While chipmakers are still probing the depths to which they go in terms of keeping the number of those transistors ever-increasing, they will hit that limit soon, experts say. Once circuitry is shrunk to around seven nanometers, quantum effects start to take over, and it will be impossible to go any smaller -- not with silicon, anyway.
Beyond Silicon
Meanwhile, IBM just showcased its long-term plan, as reported in the Wall Street Journal, for going beyond silicon and taking processing power to new heights. The company is betting on three technologies: carbon nanotubes, graphene, and something called "racetrack memory."
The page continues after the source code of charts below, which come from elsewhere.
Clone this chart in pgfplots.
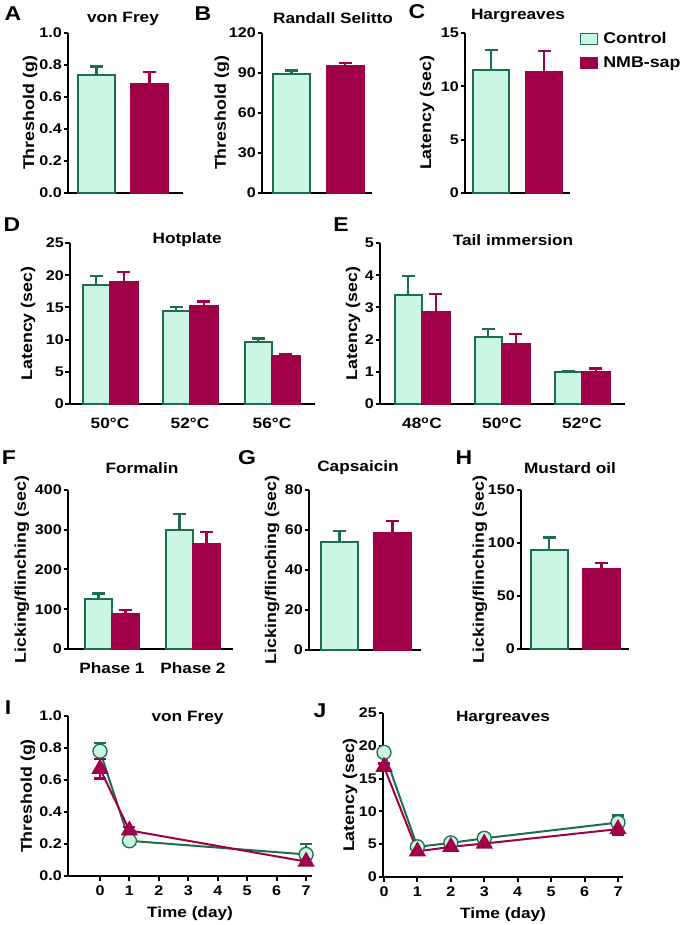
\documentclass[border=0pt]{standalone}
\usepackage{fontspec}
\setmainfont{Liberation Sans}[FakeStretch=1.15]
\usepackage{pgfplots}
\pgfplotsset{compat=1.18}
\definecolor{ctrlfill}{RGB}{204,246,228}
\definecolor{ctrledge}{RGB}{28,110,78}
\definecolor{nmb}{RGB}{160,0,72}
\newcommand{\fs}{\fontsize{15}{17}\selectfont\bfseries}
\newcommand{\ft}{\fontsize{14}{16}\selectfont\bfseries}
\newcommand{\fy}{\fontsize{15.5}{17}\selectfont\bfseries}
\newcommand{\fl}{\fontsize{20}{23}\selectfont\bfseries}
\pgfplotsset{
 panel/.style={
  scale only axis, clip=false,
  axis x line*=bottom, axis y line*=left,
  axis line style={line width=2.4pt,-},
  ymin=0,
  tick align=outside,
  major tick length=4.5pt,
  tick style={line width=2pt,black},
  /pgf/number format/assume math mode=true,
  xticklabel style={font=\fs},
  yticklabel style={font=\ft, inner sep=1.5pt},
  xlabel style={font=\fs},
  ylabel style={font=\fy},
  title style={font=\fs, anchor=center, yshift=-7pt},
 },
 barpanel/.style={panel, xtick style={draw=none}, xticklabel style={yshift=-6pt}},
 cbar/.style={fill=ctrlfill, draw=ctrledge, line width=2pt,
   error bars/y dir=plus, error bars/y explicit,
   error bars/error bar style={line width=2.4pt, ctrledge, solid},
   error bars/error mark options={rotate=90, mark size=6.5pt, line width=2.4pt, ctrledge, solid}},
 nbar/.style={fill=nmb, draw=nmb, line width=2pt,
   error bars/y dir=plus, error bars/y explicit,
   error bars/error bar style={line width=2.4pt, nmb, solid},
   error bars/error mark options={rotate=90, mark size=6.5pt, line width=2.4pt, nmb, solid}},
 lgimg/.style={legend image code/.code={\draw[##1, line width=1.3pt] (0pt,-5.5pt) rectangle (17pt,5.5pt); \path[draw=none,fill=none] (0pt,0pt) -- (21pt,0pt);}},
 cline/.style={ctrledge, line width=2pt, mark=*, mark size=7pt,
   mark options={fill=ctrlfill, draw=ctrledge, line width=1.3pt, solid},
   error bars/y dir=both, error bars/y explicit,
   error bars/error bar style={line width=2.4pt, ctrledge},
   error bars/error mark options={rotate=90, mark size=6pt, line width=2.4pt, ctrledge}},
 nline/.style={nmb, line width=2pt, mark=triangle*, mark size=8pt,
   mark options={fill=nmb, draw=nmb, solid},
   error bars/y dir=both, error bars/y explicit,
   error bars/error bar style={line width=2.4pt, nmb},
   error bars/error mark options={rotate=90, mark size=6pt, line width=2.4pt, nmb}},
 linepanel/.style={panel, xticklabel style={font=\ft, yshift=-2pt}, xlabel style={yshift=-4pt}},
}
\begin{document}
\begin{tikzpicture}
\useasboundingbox (0,0) rectangle (685pt,925pt);
% ---------- A ----------
\begin{axis}[barpanel, at={(68pt,732pt)}, anchor=south west, width=115pt, height=160pt,
  xmin=0, xmax=115, ymax=1, ytick={0,0.2,0.4,0.6,0.8,1}, xtick=\empty,
  yticklabel style={/pgf/number format/fixed, /pgf/number format/fixed zerofill, /pgf/number format/precision=1},
  ylabel={Threshold (g)}, ylabel style={at={(axis description cs:-0.33,0.5)}, anchor=center},
  title={von Frey}, title style={at={(axis description cs:0.478,1.094)}}]
\addplot[ybar, bar width=37, bar shift=0pt, cbar] coordinates {(28.5,0.74) +- (0,0.05)};
\addplot[ybar, bar width=37, bar shift=0pt, nbar] coordinates {(81.5,0.68) +- (0,0.075)};
\end{axis}
% ---------- B ----------
\begin{axis}[barpanel, at={(262pt,732pt)}, anchor=south west, width=110pt, height=160pt,
  xmin=0, xmax=110, ymax=120, ytick={0,30,60,90,120}, xtick=\empty,
  ylabel={Threshold (g)}, ylabel style={at={(axis description cs:-0.364,0.5)}, anchor=center},
  title={Randall Selitto}, title style={at={(axis description cs:0.645,1.1)}}]
\addplot[ybar, bar width=37, bar shift=0pt, cbar] coordinates {(29.5,89.5) +- (0,2.5)};
\addplot[ybar, bar width=37, bar shift=0pt, nbar] coordinates {(83,95.5) +- (0,2)};
\end{axis}
% ---------- C ----------
\begin{axis}[barpanel, at={(465pt,732pt)}, anchor=south west, width=105pt, height=160pt,
  xmin=0, xmax=105, ymax=15, ytick={0,5,10,15}, xtick=\empty,
  ylabel={Latency (sec)}, ylabel style={at={(axis description cs:-0.362,0.5)}, anchor=center},
  title={Hargreaves}, title style={at={(axis description cs:0.505,1.11)}},
  legend style={at={(axis description cs:1.09,1.018)}, anchor=north west, draw=none, fill=none,
    font=\fy, row sep=8pt, inner sep=0pt},
  legend cell align=left]
\addplot[ybar, bar width=36, bar shift=0pt, cbar, lgimg] coordinates {(26,11.5) +- (0,1.9)};
\addlegendentry{Control}
\addplot[ybar, bar width=36, bar shift=0pt, nbar, lgimg] coordinates {(79,11.3) +- (0,2.0)};
\addlegendentry{NMB-sap}
\end{axis}
% ---------- D ----------
\begin{axis}[barpanel, at={(70pt,521pt)}, anchor=south west, width=245pt, height=161pt,
  ybar=0pt, bar width=27.5,
  xmin=0, xmax=245, ymax=25, ytick={0,5,10,15,20,25},
  xtick={40,120,202}, xticklabels={50°C,52°C,56°C},
  ylabel={Latency (sec)}, ylabel style={at={(axis description cs:-0.171,0.5)}, anchor=center},
  title={Hotplate}, title style={at={(axis description cs:0.478,1.025)}}]
\addplot[cbar] coordinates {(40,18.4) +- (0,1.5) (120,14.4) +- (0,0.7) (202,9.6) +- (0,0.6)};
\addplot[nbar] coordinates {(40,18.9) +- (0,1.6) (120,15.2) +- (0,0.7) (202,7.4) +- (0,0.4)};
\end{axis}
% ---------- E ----------
\begin{axis}[barpanel, at={(380pt,521pt)}, anchor=south west, width=245pt, height=161pt,
  ybar=0pt, bar width=27.5,
  xmin=0, xmax=245, ymax=5, ytick={0,1,2,3,4,5},
  xtick={42,122,202}, xticklabels={48\textsuperscript{o}C,50\textsuperscript{o}C,52\textsuperscript{o}C},
  ylabel={Latency (sec)}, ylabel style={at={(axis description cs:-0.110,0.5)}, anchor=center},
  title={Tail immersion}, title style={at={(axis description cs:0.543,1.025)}}]
\addplot[cbar] coordinates {(42,3.4) +- (0,0.58) (122,2.07) +- (0,0.26) (202,0.98) +- (0,0.05)};
\addplot[nbar] coordinates {(42,2.85) +- (0,0.57) (122,1.85) +- (0,0.33) (202,0.99) +- (0,0.11)};
\end{axis}
% ---------- F ----------
\begin{axis}[barpanel, at={(68pt,276pt)}, anchor=south west, width=165pt, height=159pt,
  ybar=0pt, bar width=27,
  xmin=0, xmax=165, ymax=400, ytick={0,100,200,300,400},
  xtick={44,125}, xticklabels={Phase 1,Phase 2},
  ylabel={Licking/flinching (sec)}, ylabel style={at={(axis description cs:-0.279,0.5)}, anchor=center},
  title={Formalin}, title style={at={(axis description cs:0.448,1.145)}}]
\addplot[cbar] coordinates {(44,125) +- (0,15) (125,300) +- (0,40)};
\addplot[nbar] coordinates {(44,88) +- (0,10) (125,265) +- (0,30)};
\end{axis}
% ---------- G ----------
\begin{axis}[barpanel, at={(309pt,275pt)}, anchor=south west, width=112pt, height=160pt,
  xmin=0, xmax=112, ymax=80, ytick={0,20,40,60,80}, xtick=\empty,
  ylabel={Licking/flinching (sec)}, ylabel style={at={(axis description cs:-0.33,0.5)}, anchor=center},
  title={Capsaicin}, title style={at={(axis description cs:0.4375,1.144)}}]
\addplot[ybar, bar width=37, bar shift=0pt, cbar] coordinates {(30.5,54) +- (0,5.5)};
\addplot[ybar, bar width=37, bar shift=0pt, nbar] coordinates {(83.5,58.5) +- (0,6)};
\end{axis}
% ---------- H ----------
\begin{axis}[barpanel, at={(521pt,276pt)}, anchor=south west, width=108pt, height=159pt,
  xmin=0, xmax=108, ymax=150, ytick={0,50,100,150}, xtick=\empty,
  ylabel={Licking/flinching (sec)}, ylabel style={at={(axis description cs:-0.38,0.5)}, anchor=center},
  title={Mustard oil}, title style={at={(axis description cs:0.454,1.145)}}]
\addplot[ybar, bar width=37, bar shift=0pt, cbar] coordinates {(28,93) +- (0,12)};
\addplot[ybar, bar width=37, bar shift=0pt, nbar] coordinates {(80.5,75.5) +- (0,5.5)};
\end{axis}
% ---------- I ----------
\begin{axis}[linepanel, at={(68pt,49pt)}, anchor=south west, width=244pt, height=160pt,
  xmin=-1.087, xmax=7.2, ymax=1, xtick={0,...,7}, ytick={0,0.2,0.4,0.6,0.8,1},
  yticklabel style={/pgf/number format/fixed, /pgf/number format/fixed zerofill, /pgf/number format/precision=1},
  xlabel={Time (day)},
  ylabel={Threshold (g)}, ylabel style={at={(axis description cs:-0.164,0.5)}, anchor=center},
  title={von Frey}, title style={at={(axis description cs:0.49,0.994)}}]
\addplot[cline] coordinates {(0,0.78) +- (0,0.05) (1,0.22) +- (0,0.01) (7,0.135) +- (0,0.065)};
\addplot[nline] coordinates {(0,0.67) +- (0,0.06) (1,0.285) +- (0,0.02) (7,0.09) +- (0,0.02)};
\end{axis}
% ---------- J ----------
\begin{axis}[linepanel, at={(383pt,48pt)}, anchor=south west, width=240pt, height=164pt,
  xmin=-0.03, xmax=7.15, ymax=25, xtick={0,...,7}, ytick={0,5,10,15,20,25},
  xlabel={Time (day)},
  ylabel={Latency (sec)}, ylabel style={at={(axis description cs:-0.1375,0.5)}, anchor=center},
  title={Hargreaves}, title style={at={(axis description cs:0.5,0.976)}}]
\addplot[cline] coordinates {(0,19) +- (0,0.5) (1,4.6) +- (0,0.4) (2,5.2) +- (0,0.3) (3,5.9) +- (0,0.7) (7,8.3) +- (0,1.1)};
\addplot[nline] coordinates {(0,16.8) +- (0,0.5) (1,3.9) +- (0,0.3) (2,4.6) +- (0,0.4) (3,5.1) +- (0,0.5) (7,7.3) +- (0,0.8)};
\end{axis}
% panel letters
\node[font=\fl] at (13pt,911pt) {A};
\node[font=\fl] at (203pt,911pt) {B};
\node[font=\fl] at (417pt,913pt) {C};
\node[font=\fl] at (12pt,700pt) {D};
\node[font=\fl] at (341pt,700pt) {E};
\node[font=\fl] at (9pt,467pt) {F};
\node[font=\fl] at (247pt,467pt) {G};
\node[font=\fl] at (464pt,467pt) {H};
\node[font=\fl] at (8pt,217pt) {I};
\node[font=\fl] at (320pt,214pt) {J};
\end{tikzpicture}
\end{document}
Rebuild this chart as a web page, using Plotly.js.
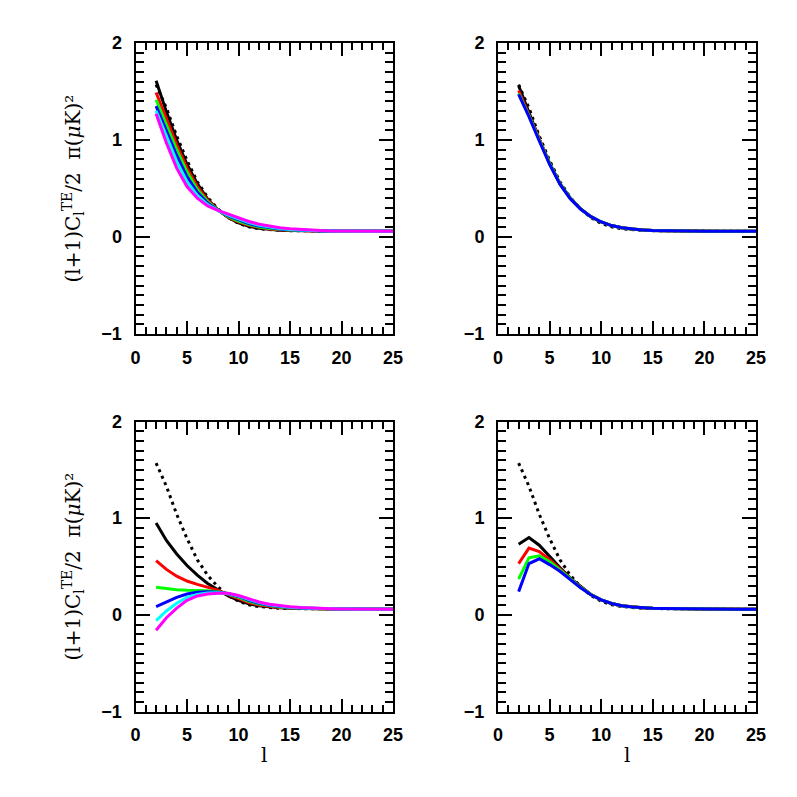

The first approach would involve swapping out silicon in favor of carbon. IBM described how the company built a transistor made out of carbon nanotubes in the 10-nanometer range. Besides the attractively small size, it outperformed silicon in several key metrics.
Graphene, discovered in 2004, has been hailed as a new kind of wonder substance -- though it's essentially a form of carbon as well, similar to pencil lead. Graphene is the king of small -- it's just one atom thick -- and it's highly conductive. IBM built the first graphene circuit earlier this year, and now it says it can build graphene chips using production lines usually used for silicon, which bodes well for mass production.
Racetrack memory involves replacing flash memory, used in everything from iPhones to SD cards, with microscopic magnets shifted along tiny wire loops called nanowires. IBM has demonstrated this tech, too, also built with normal product lines.
The Need for (Processing) Speed
Think your computer's fast enough? That's great, but there are tons of applications for the emerging technologies that are dying for more progress in processing power. Games like Call of Duty: Modern Warfare 3 push today's machines to their limits, and the vision of developers is only limited by the processing power of the machines.
In addition, the entire fields of quantum computing and hypercomputing depend on taking processing power to heretofore uncharted levels. IBM itself has big plans for new platforms that emerge from its much-publicized Watson project, and those would need advanced processing power as well.
While the future of computers is still uncertain, in short, chipmakers are working furiously to ensure it doesn't come to a dead stop.